Where a line holds "with", copy it.
━━━━
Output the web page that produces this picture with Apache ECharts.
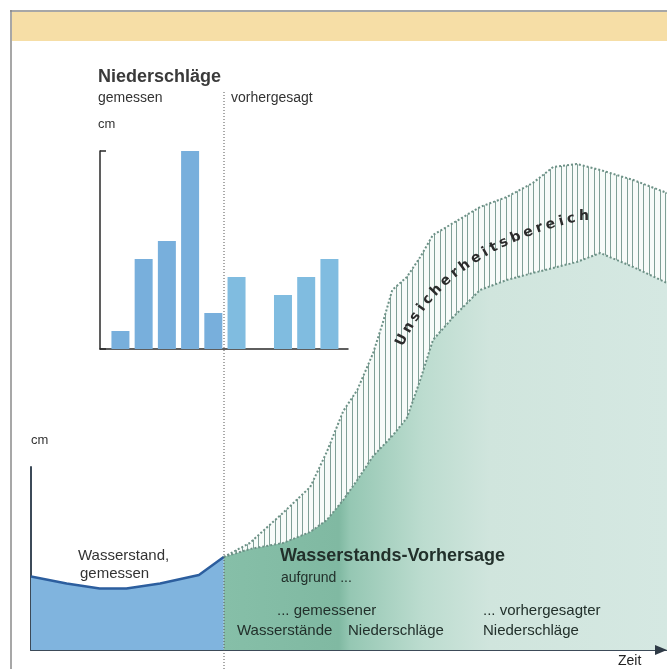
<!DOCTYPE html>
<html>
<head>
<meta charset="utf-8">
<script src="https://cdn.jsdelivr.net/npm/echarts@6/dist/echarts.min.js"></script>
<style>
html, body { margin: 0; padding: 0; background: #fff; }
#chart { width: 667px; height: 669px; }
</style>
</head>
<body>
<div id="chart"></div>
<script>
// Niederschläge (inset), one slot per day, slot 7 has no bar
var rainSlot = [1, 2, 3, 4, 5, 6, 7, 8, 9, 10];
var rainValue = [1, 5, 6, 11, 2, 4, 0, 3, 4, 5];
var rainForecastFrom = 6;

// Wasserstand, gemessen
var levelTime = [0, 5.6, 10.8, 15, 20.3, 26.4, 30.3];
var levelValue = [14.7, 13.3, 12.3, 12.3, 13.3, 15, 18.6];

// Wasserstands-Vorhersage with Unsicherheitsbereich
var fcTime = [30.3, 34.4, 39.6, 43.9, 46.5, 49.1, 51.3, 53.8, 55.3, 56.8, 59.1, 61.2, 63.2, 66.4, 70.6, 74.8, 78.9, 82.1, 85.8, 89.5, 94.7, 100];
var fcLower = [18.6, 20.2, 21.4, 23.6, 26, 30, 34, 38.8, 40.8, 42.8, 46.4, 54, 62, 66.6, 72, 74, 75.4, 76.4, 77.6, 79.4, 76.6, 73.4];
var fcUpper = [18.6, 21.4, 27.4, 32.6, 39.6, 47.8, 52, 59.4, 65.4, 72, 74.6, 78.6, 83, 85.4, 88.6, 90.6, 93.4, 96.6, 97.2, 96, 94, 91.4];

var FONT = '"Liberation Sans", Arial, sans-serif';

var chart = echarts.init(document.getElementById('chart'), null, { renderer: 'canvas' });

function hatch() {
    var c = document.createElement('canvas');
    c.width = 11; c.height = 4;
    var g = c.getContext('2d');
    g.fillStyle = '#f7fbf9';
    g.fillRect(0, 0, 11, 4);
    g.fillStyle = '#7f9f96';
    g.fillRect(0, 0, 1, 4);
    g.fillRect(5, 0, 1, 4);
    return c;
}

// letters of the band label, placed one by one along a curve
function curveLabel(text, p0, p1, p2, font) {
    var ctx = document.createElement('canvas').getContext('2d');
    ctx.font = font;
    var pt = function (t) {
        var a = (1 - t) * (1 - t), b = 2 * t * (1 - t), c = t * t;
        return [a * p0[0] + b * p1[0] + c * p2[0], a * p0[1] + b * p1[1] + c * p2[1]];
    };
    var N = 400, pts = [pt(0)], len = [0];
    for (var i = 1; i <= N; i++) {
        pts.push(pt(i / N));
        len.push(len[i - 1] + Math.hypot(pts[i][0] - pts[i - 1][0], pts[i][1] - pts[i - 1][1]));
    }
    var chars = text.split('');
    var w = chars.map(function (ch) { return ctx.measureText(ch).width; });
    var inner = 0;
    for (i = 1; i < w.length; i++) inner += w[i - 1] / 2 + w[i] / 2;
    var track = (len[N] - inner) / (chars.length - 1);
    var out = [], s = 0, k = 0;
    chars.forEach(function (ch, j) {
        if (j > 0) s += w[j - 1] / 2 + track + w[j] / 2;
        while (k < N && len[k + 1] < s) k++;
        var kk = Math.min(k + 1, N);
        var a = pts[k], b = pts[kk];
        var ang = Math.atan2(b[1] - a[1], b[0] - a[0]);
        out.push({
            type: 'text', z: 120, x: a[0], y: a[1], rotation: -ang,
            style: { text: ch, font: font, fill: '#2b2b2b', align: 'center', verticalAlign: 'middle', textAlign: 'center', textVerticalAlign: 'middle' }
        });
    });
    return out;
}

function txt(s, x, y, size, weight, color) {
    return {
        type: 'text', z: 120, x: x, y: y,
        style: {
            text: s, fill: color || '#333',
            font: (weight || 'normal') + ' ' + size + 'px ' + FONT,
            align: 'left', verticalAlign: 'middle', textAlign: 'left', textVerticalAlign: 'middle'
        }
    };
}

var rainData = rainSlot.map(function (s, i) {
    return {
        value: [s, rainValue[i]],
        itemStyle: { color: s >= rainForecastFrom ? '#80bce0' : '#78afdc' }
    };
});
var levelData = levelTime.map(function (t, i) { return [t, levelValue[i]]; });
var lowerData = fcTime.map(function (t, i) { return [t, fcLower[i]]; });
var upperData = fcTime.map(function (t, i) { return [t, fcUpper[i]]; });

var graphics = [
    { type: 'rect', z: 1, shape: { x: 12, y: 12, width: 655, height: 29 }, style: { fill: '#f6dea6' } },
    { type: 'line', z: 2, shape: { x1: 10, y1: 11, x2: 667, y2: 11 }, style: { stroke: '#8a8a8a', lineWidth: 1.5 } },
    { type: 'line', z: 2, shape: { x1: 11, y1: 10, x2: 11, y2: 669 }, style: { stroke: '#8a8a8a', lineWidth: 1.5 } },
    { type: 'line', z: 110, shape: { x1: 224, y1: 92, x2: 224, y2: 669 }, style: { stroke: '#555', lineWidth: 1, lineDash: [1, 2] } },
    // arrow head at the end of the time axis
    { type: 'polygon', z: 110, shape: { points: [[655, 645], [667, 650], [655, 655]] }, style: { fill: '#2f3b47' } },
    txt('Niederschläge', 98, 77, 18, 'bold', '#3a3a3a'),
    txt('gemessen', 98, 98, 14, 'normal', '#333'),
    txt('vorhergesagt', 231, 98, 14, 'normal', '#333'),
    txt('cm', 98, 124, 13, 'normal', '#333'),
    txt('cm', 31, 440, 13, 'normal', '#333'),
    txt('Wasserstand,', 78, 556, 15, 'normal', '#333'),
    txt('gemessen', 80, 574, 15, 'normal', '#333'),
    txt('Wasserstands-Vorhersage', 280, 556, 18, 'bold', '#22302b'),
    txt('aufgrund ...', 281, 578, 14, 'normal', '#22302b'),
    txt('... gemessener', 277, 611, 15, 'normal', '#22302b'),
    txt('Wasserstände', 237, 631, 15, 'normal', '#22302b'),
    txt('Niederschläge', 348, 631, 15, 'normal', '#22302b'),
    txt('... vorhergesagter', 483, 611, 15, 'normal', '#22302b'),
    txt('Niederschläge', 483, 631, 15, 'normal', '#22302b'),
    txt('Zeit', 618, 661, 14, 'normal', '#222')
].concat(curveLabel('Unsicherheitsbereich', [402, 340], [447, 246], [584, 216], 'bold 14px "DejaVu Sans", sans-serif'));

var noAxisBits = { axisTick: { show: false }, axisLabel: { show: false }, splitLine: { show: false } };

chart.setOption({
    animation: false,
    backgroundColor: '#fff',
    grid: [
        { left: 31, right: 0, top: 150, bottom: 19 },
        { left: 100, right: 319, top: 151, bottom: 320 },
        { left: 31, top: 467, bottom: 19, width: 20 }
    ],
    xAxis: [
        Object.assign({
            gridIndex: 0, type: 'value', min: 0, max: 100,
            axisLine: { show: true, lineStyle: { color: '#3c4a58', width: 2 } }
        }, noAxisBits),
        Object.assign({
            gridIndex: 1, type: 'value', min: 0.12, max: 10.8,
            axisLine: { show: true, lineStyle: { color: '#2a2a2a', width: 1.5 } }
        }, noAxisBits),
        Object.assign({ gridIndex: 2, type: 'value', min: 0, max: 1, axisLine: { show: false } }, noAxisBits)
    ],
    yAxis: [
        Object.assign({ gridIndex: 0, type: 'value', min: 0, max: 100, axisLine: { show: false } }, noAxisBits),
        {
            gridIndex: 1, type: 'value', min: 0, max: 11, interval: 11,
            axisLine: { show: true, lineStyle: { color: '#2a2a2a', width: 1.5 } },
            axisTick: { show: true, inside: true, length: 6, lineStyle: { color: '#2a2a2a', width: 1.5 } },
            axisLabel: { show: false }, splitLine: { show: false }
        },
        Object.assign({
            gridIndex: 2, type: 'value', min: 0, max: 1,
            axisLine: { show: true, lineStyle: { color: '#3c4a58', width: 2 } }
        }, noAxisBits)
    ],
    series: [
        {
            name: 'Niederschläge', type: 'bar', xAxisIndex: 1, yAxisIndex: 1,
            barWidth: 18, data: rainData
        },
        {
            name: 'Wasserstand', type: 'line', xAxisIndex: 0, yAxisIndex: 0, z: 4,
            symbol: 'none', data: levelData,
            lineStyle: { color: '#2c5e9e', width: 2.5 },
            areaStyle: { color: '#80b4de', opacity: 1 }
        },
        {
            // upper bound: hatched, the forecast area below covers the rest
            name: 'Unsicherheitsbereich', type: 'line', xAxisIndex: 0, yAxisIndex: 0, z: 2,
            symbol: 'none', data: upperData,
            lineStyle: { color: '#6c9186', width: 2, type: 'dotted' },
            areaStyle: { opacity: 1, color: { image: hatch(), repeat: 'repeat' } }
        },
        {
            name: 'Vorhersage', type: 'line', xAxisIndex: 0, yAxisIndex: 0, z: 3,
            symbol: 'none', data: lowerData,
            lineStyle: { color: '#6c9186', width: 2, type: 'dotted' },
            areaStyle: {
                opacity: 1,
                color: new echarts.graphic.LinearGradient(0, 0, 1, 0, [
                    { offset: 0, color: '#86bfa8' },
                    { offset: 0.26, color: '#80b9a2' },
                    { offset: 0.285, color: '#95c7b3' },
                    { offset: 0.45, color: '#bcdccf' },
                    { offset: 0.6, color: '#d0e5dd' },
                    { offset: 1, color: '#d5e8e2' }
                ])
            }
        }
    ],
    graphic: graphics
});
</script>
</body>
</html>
━━━━
== Answer to the exercise ==
Output the web page that produces this picture with Apache ECharts.
// Wasserstands-Vorhersage with Unsicherheitsbereich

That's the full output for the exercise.